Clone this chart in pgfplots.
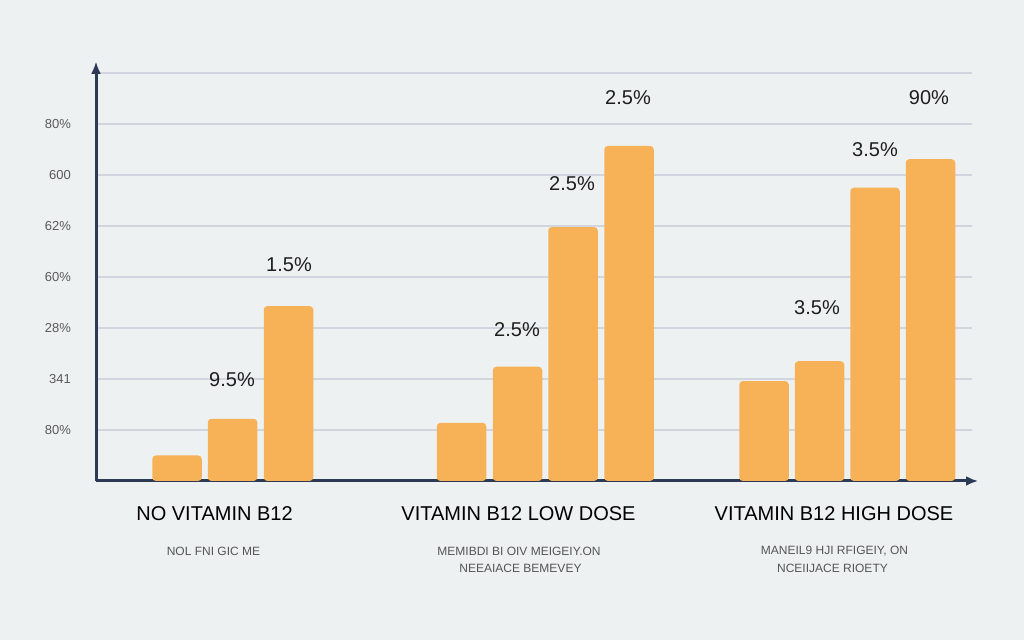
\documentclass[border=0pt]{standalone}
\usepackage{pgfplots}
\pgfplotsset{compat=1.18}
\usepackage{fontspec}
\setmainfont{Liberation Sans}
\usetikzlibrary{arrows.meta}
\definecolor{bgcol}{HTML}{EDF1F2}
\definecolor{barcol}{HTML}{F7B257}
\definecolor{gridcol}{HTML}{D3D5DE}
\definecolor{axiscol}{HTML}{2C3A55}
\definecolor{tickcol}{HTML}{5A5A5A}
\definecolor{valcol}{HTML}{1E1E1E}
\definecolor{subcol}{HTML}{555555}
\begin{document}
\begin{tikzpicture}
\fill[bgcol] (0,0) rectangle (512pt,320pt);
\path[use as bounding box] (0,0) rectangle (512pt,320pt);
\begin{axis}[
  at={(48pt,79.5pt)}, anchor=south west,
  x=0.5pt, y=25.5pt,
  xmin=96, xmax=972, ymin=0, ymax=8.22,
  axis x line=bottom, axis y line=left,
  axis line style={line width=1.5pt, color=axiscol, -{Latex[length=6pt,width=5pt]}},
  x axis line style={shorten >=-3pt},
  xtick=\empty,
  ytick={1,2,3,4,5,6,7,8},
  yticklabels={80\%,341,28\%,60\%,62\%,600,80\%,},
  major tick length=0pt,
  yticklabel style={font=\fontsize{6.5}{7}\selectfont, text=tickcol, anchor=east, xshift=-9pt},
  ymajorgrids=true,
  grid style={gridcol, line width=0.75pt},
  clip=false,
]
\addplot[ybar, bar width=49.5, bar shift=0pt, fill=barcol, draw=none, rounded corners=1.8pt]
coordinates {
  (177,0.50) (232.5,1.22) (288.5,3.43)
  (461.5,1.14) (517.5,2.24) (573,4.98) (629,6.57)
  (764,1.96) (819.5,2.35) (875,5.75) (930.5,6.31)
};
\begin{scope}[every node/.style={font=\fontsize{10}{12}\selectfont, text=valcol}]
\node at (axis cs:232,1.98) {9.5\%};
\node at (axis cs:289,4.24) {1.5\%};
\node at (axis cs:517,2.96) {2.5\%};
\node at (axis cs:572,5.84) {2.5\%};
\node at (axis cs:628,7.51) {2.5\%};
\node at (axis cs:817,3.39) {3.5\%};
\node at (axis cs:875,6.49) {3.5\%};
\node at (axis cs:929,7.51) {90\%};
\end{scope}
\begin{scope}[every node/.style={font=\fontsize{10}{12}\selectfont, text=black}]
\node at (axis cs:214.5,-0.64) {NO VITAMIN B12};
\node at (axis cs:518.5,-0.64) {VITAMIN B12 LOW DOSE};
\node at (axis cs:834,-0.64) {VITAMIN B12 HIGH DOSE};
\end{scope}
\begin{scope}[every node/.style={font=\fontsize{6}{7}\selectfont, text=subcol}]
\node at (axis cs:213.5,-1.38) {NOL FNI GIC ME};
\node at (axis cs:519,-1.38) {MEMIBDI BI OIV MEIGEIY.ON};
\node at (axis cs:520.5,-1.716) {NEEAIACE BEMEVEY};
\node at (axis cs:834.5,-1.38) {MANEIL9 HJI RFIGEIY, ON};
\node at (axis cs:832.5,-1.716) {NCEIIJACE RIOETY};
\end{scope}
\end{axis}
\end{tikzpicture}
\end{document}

* * *

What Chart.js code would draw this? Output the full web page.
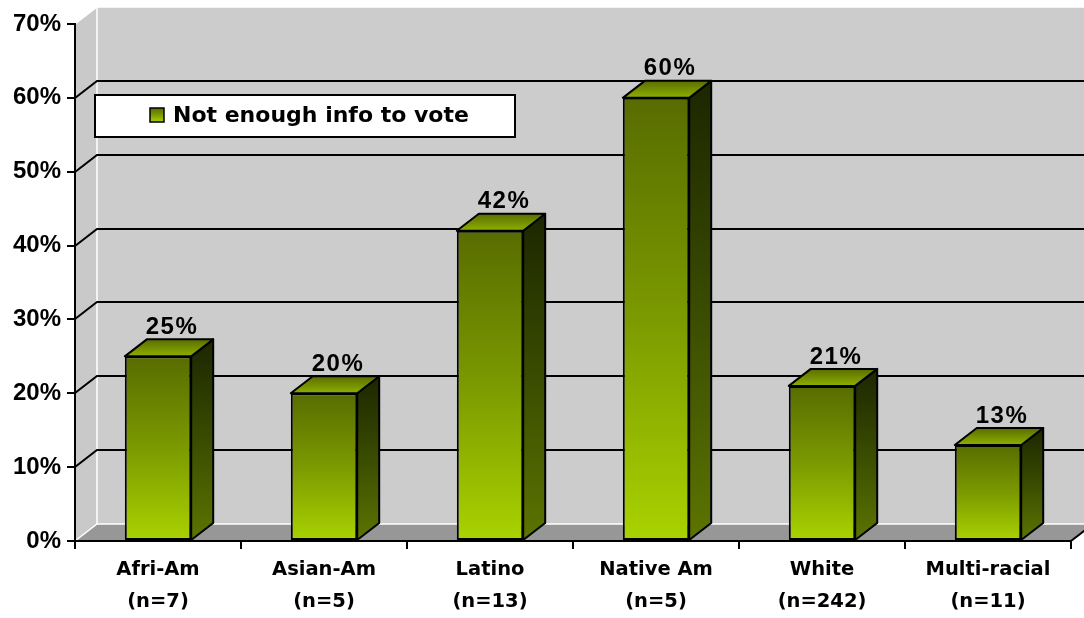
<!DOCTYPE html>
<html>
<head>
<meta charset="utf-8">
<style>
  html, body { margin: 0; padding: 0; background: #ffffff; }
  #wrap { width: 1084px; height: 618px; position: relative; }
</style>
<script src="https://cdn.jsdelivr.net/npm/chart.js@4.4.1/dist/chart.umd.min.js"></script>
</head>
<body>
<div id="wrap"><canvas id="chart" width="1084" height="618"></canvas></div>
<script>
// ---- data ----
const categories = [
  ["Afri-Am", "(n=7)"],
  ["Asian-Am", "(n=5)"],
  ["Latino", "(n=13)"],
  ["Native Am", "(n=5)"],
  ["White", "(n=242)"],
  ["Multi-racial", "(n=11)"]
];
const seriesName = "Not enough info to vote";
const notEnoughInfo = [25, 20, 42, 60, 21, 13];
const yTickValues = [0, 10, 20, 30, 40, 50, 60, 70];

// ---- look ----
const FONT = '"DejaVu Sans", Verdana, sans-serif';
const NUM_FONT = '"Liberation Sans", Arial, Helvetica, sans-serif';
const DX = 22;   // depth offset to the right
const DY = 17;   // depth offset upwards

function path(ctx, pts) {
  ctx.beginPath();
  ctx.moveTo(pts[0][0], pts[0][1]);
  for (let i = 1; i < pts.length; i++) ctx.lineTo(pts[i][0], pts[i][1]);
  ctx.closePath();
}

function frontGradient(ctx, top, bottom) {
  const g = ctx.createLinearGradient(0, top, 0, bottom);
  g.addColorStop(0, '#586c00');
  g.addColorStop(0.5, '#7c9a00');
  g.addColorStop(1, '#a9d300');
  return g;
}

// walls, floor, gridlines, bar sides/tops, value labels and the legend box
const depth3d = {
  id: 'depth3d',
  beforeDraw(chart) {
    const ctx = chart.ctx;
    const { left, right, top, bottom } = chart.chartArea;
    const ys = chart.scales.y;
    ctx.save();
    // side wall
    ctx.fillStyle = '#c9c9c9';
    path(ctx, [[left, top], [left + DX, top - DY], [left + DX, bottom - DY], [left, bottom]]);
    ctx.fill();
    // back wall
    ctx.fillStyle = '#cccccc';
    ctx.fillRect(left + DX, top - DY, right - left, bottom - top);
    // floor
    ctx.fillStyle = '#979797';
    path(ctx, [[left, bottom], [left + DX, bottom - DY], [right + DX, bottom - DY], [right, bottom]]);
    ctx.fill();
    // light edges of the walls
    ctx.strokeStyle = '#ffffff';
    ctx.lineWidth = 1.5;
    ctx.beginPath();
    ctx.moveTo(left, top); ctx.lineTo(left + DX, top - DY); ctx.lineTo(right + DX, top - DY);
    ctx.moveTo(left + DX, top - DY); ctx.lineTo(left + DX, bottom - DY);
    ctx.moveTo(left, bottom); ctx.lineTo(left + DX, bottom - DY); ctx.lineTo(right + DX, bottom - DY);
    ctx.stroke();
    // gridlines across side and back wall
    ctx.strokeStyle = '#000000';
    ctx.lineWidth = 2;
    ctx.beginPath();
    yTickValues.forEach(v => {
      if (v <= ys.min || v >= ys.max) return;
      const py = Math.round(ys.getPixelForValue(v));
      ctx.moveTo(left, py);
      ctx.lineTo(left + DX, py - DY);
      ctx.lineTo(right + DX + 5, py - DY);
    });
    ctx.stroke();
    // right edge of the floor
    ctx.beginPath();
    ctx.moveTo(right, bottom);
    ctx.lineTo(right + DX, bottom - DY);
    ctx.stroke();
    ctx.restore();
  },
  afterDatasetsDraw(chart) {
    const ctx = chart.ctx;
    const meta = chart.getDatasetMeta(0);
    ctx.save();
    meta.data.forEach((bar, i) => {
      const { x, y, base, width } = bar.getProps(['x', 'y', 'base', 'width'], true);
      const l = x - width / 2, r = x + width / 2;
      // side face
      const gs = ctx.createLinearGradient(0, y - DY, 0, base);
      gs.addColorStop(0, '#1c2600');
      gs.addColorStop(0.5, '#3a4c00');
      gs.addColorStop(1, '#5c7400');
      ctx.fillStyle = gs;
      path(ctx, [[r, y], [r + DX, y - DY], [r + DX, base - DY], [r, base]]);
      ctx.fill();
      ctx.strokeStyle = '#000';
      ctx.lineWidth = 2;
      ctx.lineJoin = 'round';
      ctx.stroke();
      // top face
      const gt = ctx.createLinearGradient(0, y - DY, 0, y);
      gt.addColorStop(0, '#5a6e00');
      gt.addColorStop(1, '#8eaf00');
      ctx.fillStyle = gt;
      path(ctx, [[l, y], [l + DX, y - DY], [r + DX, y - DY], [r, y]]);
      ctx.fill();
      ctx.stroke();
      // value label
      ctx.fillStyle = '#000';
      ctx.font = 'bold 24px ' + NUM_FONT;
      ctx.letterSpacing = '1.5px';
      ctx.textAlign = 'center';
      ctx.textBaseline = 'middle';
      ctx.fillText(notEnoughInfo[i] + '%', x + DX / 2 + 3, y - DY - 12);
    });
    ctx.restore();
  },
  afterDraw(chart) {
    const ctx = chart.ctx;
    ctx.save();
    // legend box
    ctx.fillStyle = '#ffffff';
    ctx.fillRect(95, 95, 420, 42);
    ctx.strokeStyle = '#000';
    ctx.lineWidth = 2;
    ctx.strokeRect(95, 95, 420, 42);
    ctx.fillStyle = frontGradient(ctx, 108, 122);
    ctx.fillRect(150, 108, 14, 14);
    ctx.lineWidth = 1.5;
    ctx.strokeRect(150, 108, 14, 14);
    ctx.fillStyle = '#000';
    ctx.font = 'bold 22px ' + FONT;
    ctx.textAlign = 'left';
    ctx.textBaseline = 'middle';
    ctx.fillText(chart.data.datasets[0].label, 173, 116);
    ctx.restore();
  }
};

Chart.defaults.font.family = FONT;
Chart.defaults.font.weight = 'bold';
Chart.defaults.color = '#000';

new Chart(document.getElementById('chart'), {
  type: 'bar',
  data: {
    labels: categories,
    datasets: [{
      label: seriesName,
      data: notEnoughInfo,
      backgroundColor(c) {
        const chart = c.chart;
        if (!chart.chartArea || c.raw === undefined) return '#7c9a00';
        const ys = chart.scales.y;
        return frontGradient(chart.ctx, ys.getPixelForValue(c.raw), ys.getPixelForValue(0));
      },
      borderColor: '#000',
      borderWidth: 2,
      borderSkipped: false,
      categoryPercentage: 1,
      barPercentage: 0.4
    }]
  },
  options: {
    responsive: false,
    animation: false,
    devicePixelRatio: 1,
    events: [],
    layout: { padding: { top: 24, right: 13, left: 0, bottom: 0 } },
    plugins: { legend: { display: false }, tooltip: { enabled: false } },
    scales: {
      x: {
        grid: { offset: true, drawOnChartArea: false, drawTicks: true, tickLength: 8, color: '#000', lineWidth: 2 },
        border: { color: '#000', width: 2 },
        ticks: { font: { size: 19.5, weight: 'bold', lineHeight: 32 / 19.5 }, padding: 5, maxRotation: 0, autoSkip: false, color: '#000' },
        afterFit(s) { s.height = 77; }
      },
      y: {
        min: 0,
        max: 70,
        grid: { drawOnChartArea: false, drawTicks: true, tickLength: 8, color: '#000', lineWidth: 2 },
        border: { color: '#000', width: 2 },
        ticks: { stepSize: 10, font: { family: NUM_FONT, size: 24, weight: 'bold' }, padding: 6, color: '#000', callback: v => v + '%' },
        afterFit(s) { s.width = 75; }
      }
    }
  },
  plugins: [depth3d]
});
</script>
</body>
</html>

* * *

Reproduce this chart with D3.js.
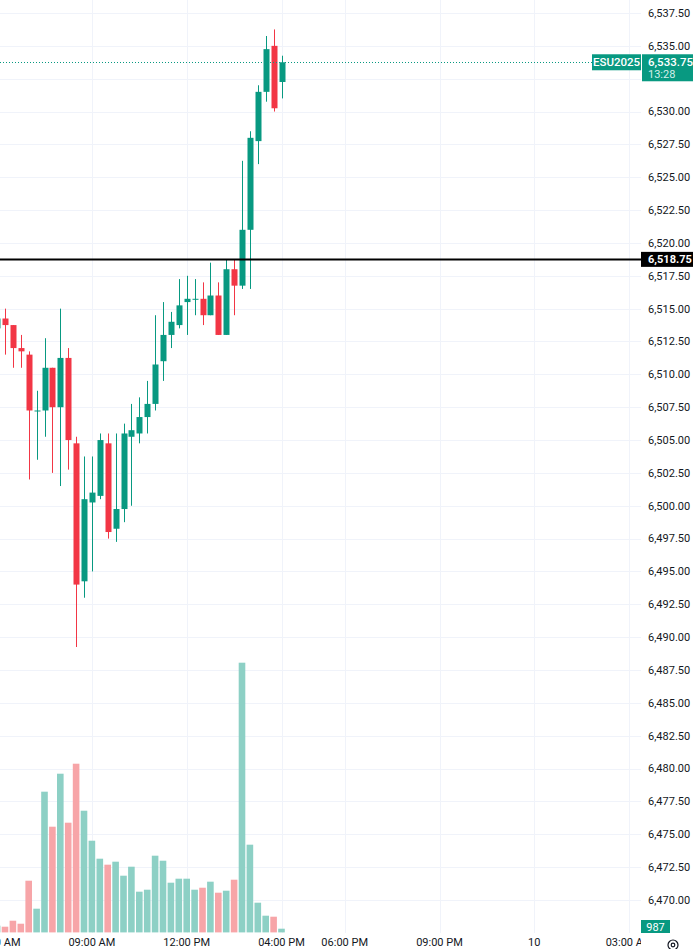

**EXERCISE**
Output exactly the lines from the one containing "What Chart.js code" through the one containing "const DY = 17;", both included, and nothing else; leave out any pictures.

**RESPONSE TO THIS EXERCISE**
What Chart.js code would draw this? Output the full web page.
<!DOCTYPE html>
<html>
<head>
<meta charset="utf-8">
<style>
  html, body { margin: 0; padding: 0; background: #ffffff; }
  #wrap { width: 1084px; height: 618px; position: relative; }
</style>
<script src="https://cdn.jsdelivr.net/npm/chart.js@4.4.1/dist/chart.umd.min.js"></script>
</head>
<body>
<div id="wrap"><canvas id="chart" width="1084" height="618"></canvas></div>
<script>
// ---- data ----
const categories = [
  ["Afri-Am", "(n=7)"],
  ["Asian-Am", "(n=5)"],
  ["Latino", "(n=13)"],
  ["Native Am", "(n=5)"],
  ["White", "(n=242)"],
  ["Multi-racial", "(n=11)"]
];
const seriesName = "Not enough info to vote";
const notEnoughInfo = [25, 20, 42, 60, 21, 13];
const yTickValues = [0, 10, 20, 30, 40, 50, 60, 70];

// ---- look ----
const FONT = '"DejaVu Sans", Verdana, sans-serif';
const NUM_FONT = '"Liberation Sans", Arial, Helvetica, sans-serif';
const DX = 22;   // depth offset to the right
const DY = 17;   // depth offset upwards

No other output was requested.